Before we even entered the water, Gidget and Jewels had already escaped their small cat carrier and were running in circles around the circumference of the pool. As we stepped in, Jewels came and nibbled at our toes before slinking away, fast as lightning, to the other side of the pool.
“Keep your shirts on,” Marisa advised the boys. “They love to get inside.” But of course, teenage boys can’t resist the chance to take off their shirts. They didn’t partake, but we all giggled as the two water pups squirmed into Marisa’s t-shirt, Gidget poking his head up through the neck.
Holding a pebble in my hand as Marisa directed, I squatted in the water. In seconds, the two were, one after the other, climbing over my shoulder to grab it, then under my arm and back over it, chasing one another, and every now and then using my body to hold themselves up with their tiny paws. They were remarkable.
I looked up from my awe to find Luke and his friends watching, sheepish grins and all, from the corner. “You guys get closer, see if they’ll play with you!” They all three looked back and forth at each other before slowly edging their way over. When Gidget swept Conner’s back, he let out a yelp and jumped away. “Are you guys scared of them?”

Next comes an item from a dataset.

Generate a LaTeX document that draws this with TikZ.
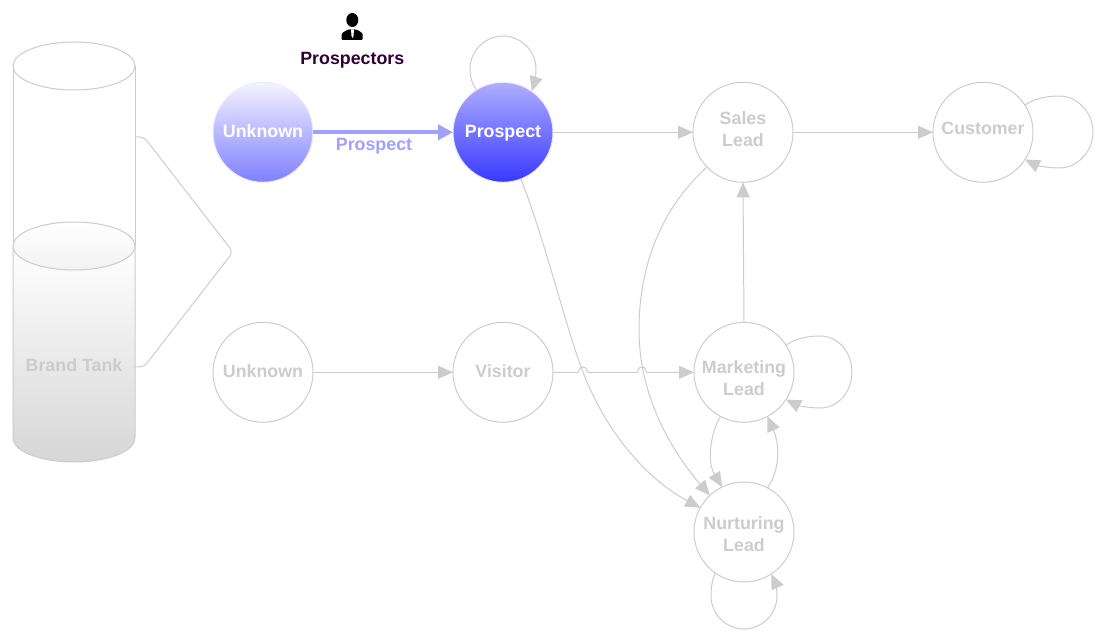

“They’re weird!” laughed Luke. But he bent down in the water and grabbed a rope toy, half-heartedly coaxing Jewels to come over. She did, hopped onto the pool steps, and grabbed the rope with both hands and her teeth and pulled, puppy tug-of-war style. Luke grinned.
Dried off and back in the car for a two-hour drive home, I asked the boys if it had been a good day. “Yep,” said Colby. “Yeah,” said Conner. “I had a great time,” said Luke. “My favorite part was the ziplining though,” he said. “We were going so fast.” Within thirty minutes, they all had their headphones in, re-engulfed in their worlds of Spotify and YouTube and Snapchat. But today, for a while at least, the wide, real, screenless world had something to offer, too.